A collective review of the Manoj Publication Books on: LalBahadur Shastri, Sardar Vallabhbhai Patel, Vinoba Bhave, Swami Vivekananda, and Veer Savarkar.
Note: The rating on the books have nothing to do with the men. My issues are all on the way the books were written/translated.
Had these books been written in the early 2000s, I would have been more lenient, but a lot of these books are pretty recent, so no mercy.
Another thing is that since these books are brief biographies, I am aware that they would not have been able to encompass the entire lives of the men.
So with all that being said and done, let’s talk about the importance of translation.
Whenever a book is translated there is always the issue of “being lost in translation”. Nonetheless, translators have striven to produce works that stay loyal to the original translation while also making sense in the translated language.

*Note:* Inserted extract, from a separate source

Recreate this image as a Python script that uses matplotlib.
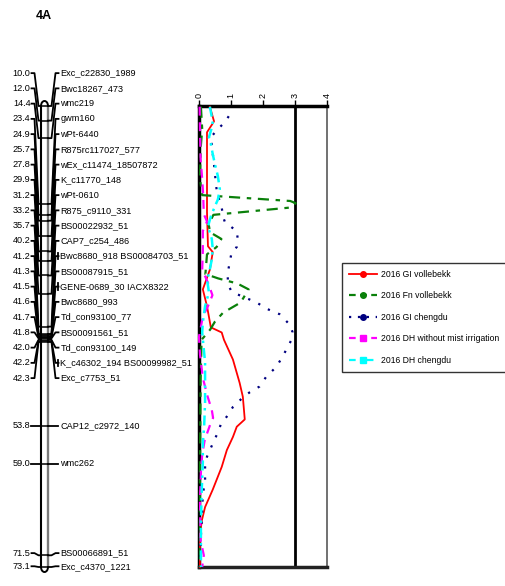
import matplotlib
matplotlib.use("Agg")
import matplotlib.pyplot as plt
from matplotlib.patches import Arc
from matplotlib.lines import Line2D

plt.rcParams["font.family"] = ["Liberation Sans Narrow", "Liberation Sans", "DejaVu Sans"]

# linkage map of chromosome 4A (cM, marker)
positions = [10.0, 12.0, 14.4, 23.4, 24.9, 25.7, 27.8, 29.9, 31.2, 33.2, 35.7,
             40.2, 41.2, 41.3, 41.5, 41.6, 41.7, 41.8, 42.0, 42.2, 42.3,
             53.8, 59.0, 71.5, 73.1]
markers = ["Exc_c22830_1989", "Bwc18267_473", "wmc219", "gwm160", "wPt-6440",
           "R875rc117027_577", "wEx_c11474_18507872", "K_c11770_148", "wPt-0610",
           "R875_c9110_331", "BS00022932_51", "CAP7_c254_486",
           "Bwc8680_918 BS00084703_51", "BS00087915_51", "GENE-0689_30 IACX8322",
           "Bwc8680_993", "Td_con93100_77", "BS00091561_51", "Td_con93100_149",
           "K_c46302_194 BS00099982_51", "Exc_c7753_51", "CAP12_c2972_140",
           "wmc262", "BS00066891_51", "Exc_c4370_1221"]

# LOD profiles along the chromosome
gi_voll_cm = [10.1, 12.1, 13.6, 19.3, 24.5, 29.2, 30.0, 32.4, 35.1, 37.4, 40.3, 41.0,
              42.0, 44.7, 47.9, 49.8, 52.9, 53.9, 55.3, 57.1, 59.4, 62.5, 64.9, 66.7,
              68.7, 73.1]
gi_voll_lod = [0.34, 0.47, 0.25, 0.25, 0.25, 0.28, 0.43, 0.34, 0.12, 0.25, 0.37, 0.71,
               0.78, 1.06, 1.27, 1.37, 1.43, 1.18, 1.06, 0.87, 0.71, 0.43, 0.19, 0.09,
               0.03, 0.03]

fn_voll_cm = [10.1, 13.2, 15.9, 20.0, 22.2, 23.0, 23.3, 23.9, 24.9, 26.2, 27.3, 28.2,
              29.3, 30.3, 33.0, 33.6, 34.3, 35.1, 36.9, 38.3, 39.5, 40.6, 42.0, 47.4,
              60.0, 73.1]
fn_voll_lod = [0.06, 0.10, 0.05, 0.03, 0.10, 2.85, 3.02, 2.85, 0.45, 0.30, 0.35, 0.70,
               0.55, 0.25, 0.20, 0.60, 1.20, 1.55, 1.30, 0.75, 0.50, 0.35, 0.08, 0.05,
               0.03, 0.03]

gi_cheng_cm = [11.4, 12.2, 12.9, 13.6, 14.3, 18.0, 20.7, 21.8, 23.9, 25.1, 25.9, 26.6,
               27.1, 28.2, 29.3, 30.0, 31.4, 32.8, 34.4, 35.4, 35.8, 36.2, 36.9, 37.8,
               38.5, 39.9, 40.9, 42.0, 43.1, 44.3, 45.7, 47.0, 48.4, 49.2, 49.9, 51.2,
               52.5, 53.6, 54.7, 55.8, 56.8, 58.0, 59.1, 61.6, 63.0, 66.7, 69.4, 73.1]
gi_cheng_lod = [0.93, 0.81, 0.65, 0.50, 0.37, 0.47, 0.53, 0.56, 0.71, 0.75, 0.81, 1.02,
                1.18, 1.21, 1.18, 1.02, 0.96, 0.90, 0.90, 1.02, 1.21, 1.43, 1.80, 2.14,
                2.52, 2.83, 2.92, 2.89, 2.76, 2.61, 2.42, 2.11, 1.89, 1.58, 1.37, 1.06,
                0.87, 0.68, 0.59, 0.47, 0.37, 0.25, 0.19, 0.19, 0.12, 0.09, 0.05, 0.05]

dh_mist_cm = [10.1, 13.2, 17.3, 20.0, 22.1, 24.8, 25.8, 27.1, 29.9, 32.4, 34.4, 35.9,
              37.4, 38.8, 41.6, 44.0, 47.2, 49.5, 51.6, 52.7, 53.6, 55.7, 57.7, 60.1,
              63.9, 69.4, 71.5, 73.1]
dh_mist_lod = [0.02, 0.03, 0.05, 0.10, 0.13, 0.15, 0.25, 0.12, 0.12, 0.10, 0.30, 0.42,
               0.28, 0.12, 0.00, 0.03, 0.12, 0.25, 0.40, 0.44, 0.35, 0.18, 0.10, 0.06,
               0.03, 0.05, 0.15, 0.10]

dh_cheng_cm = [10.1, 11.5, 12.5, 14.3, 15.2, 16.6, 18.0, 19.6, 21.4, 22.8, 23.7, 25.1,
               26.5, 28.2, 29.6, 31.0, 33.0, 33.7, 35.5, 37.4, 39.6, 41.0, 45.1, 50.5,
               53.9, 56.1, 58.8, 62.1, 66.7, 73.1]
dh_cheng_lod = [0.34, 0.40, 0.43, 0.31, 0.37, 0.43, 0.50, 0.59, 0.65, 0.59, 0.50, 0.37,
                0.28, 0.40, 0.43, 0.40, 0.31, 0.25, 0.31, 0.19, 0.12, 0.10, 0.19, 0.19,
                0.16, 0.12, 0.12, 0.09, 0.06, 0.06]

series_names = ["2016 GI vollebekk", "2016 Fn vollebekk", "2016 GI chengdu",
                "2016 DH without mist irrigation", "2016 DH chengdu"]
lod_ticks = [0, 1, 2, 3, 4]
threshold = 3

W, H = 506, 586
fig = plt.figure(figsize=(W / 100, H / 100), dpi=100)

# both panels share the same cM -> pixel mapping (10 cM at y=106, 73.1 cM at y=567)
y_top, y_bot = 106, 567
ax_b = 1 - y_bot / H
ax_h = (y_bot - y_top) / H
ymin, ymax = positions[0], positions[-1]

# ---- linkage map ----
ax_map = fig.add_axes([0, ax_b, 190 / W, ax_h])
ax_map.set_xlim(0, 190)
ax_map.set_ylim(ymax, ymin)
ax_map.axis("off")

# label layout: first 21 spread evenly, the rest near their own positions
px_per_cm = (y_bot - y_top) / (ymax - ymin)
label_y = ([5.5 + i * 15.25 / px_per_cm for i in range(21)] + positions[21:23]
           + [71.2, 73.0])

cl, cr = 41, 48
ax_map.plot([cl, cl], [ymin, ymax], color="black", lw=1.5, zorder=2)
ax_map.plot([cr, cr], [ymin, ymax], color="#7a7a7a", lw=1.7, zorder=2)
cap_h = 5 / px_per_cm * 2
ax_map.add_patch(Arc(((cl + cr) / 2, ymin), cr - cl, cap_h, theta1=180, theta2=360,
                     color="black", lw=1.4, clip_on=False))
ax_map.add_patch(Arc(((cl + cr) / 2, ymax), cr - cl, cap_h, theta1=0, theta2=180,
                     color="black", lw=1.4, clip_on=False))

for pos, name, ly in zip(positions, markers, label_y):
    ax_map.plot([cl, cr], [pos, pos], color="black", lw=1.1, clip_on=False)
    ax_map.plot([31.5, 34.5, 38.5, cl], [ly, ly, pos, pos], color="black", lw=1.3,
                clip_on=False)
    ax_map.plot([cr, 51.5, 55.5, 58.5], [pos, pos, ly, ly], color="black", lw=1.3,
                clip_on=False)
    if " " in name:
        ax_map.plot([58.5, 58.5], [ly - 0.45, ly + 0.45], color="black", lw=1.3,
                    clip_on=False)
    ax_map.text(30.5, ly, f"{pos:.1f}", ha="right", va="center", fontsize=6.6,
                clip_on=False)
    ax_map.text(60.5, ly, name, ha="left", va="center", fontsize=6.6, clip_on=False)

# ---- LOD panel ----
ax = fig.add_axes([199 / W, ax_b, 128 / W, ax_h])
ax.set_xlim(0, 4)
ax.set_ylim(ymax, ymin)

ax.plot(gi_voll_lod, gi_voll_cm, color="#ff0000", lw=1.3, zorder=3, clip_on=False)
ax.plot(fn_voll_lod, fn_voll_cm, color="#0a800a", lw=1.6, ls=(0, (5, 3, 2, 3)),
        zorder=3, clip_on=False)
ax.plot(gi_cheng_lod, gi_cheng_cm, color="#000080", lw=1.6, ls=(0, (1, 4)),
        zorder=3, clip_on=False)
ax.plot(dh_mist_lod, dh_mist_cm, color="#ff00ff", lw=1.6, ls=(0, (4, 3)),
        zorder=3, clip_on=False)
ax.plot(dh_cheng_lod, dh_cheng_cm, color="#00ffff", lw=1.8, ls=(0, (4, 2, 1, 2)),
        zorder=3, clip_on=False)
ax.axvline(threshold, color="black", lw=2)

ax.spines["top"].set_linewidth(2.5)
ax.spines["left"].set_linewidth(2.5)
ax.spines["bottom"].set_linewidth(2.5)
ax.spines["bottom"].set_color("#222222")
ax.spines["right"].set_linewidth(1.3)
ax.spines["right"].set_color("#666666")

ax.set_xticks(lod_ticks)
ax.set_xticklabels([str(t) for t in lod_ticks], rotation=90, fontsize=6.5)
ax.xaxis.tick_top()
ax.tick_params(axis="x", length=4, width=1, pad=2)
ax.set_yticks([])

# legend
handles = [
    Line2D([], [], color="#ff0000", lw=1.3, marker="o", markersize=4),
    Line2D([], [], color="#0a800a", lw=1.6, ls=(0, (3, 2)), marker="o", markersize=4),
    Line2D([], [], color="#000080", lw=1.6, ls=(0, (1, 3)), marker="o", markersize=4),
    Line2D([], [], color="#ff00ff", lw=1.6, ls=(0, (3, 2)), marker="s", markersize=4),
    Line2D([], [], color="#00ffff", lw=1.6, ls=(0, (3, 2, 1, 2)), marker="s",
           markersize=4),
]
leg = fig.legend(handles, series_names, loc="upper left",
                 bbox_to_anchor=(342 / W, 1 - 263 / H), fontsize=6.2,
                 frameon=True, fancybox=False, handlelength=3.3, handletextpad=0.45,
                 labelspacing=1.45, borderpad=0.8, borderaxespad=0)
leg.get_frame().set_edgecolor("black")
leg.get_frame().set_linewidth(1.0)

fig.text(36 / W, 1 - 16 / H, "4A", fontsize=9, fontweight="bold", ha="left",
         va="center")

fig.savefig("out.png", dpi=100)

But that did not hold true with this translation. It suffered grievously from a lack of editing. But the problem is that I am not able to tell if the original writing was as terrible or whether the translation did the butchering.
Sardar Vallabhbhai Patel: 1875-1950
Sardar Patel was a leader who managed to unite people to join Gandhiji’s approach to non-violence. He was an affluent lawyer who used his knowledge of the law to help the common man.
This book, like the one on Savarkar, does a good job in educating the reader on Patel’s life. However, it throws a lot of politics at you and expects you to understand it. While anyone can just look up the information, it distorts the flow of the book because it goes from giving you a biography to info-dropping.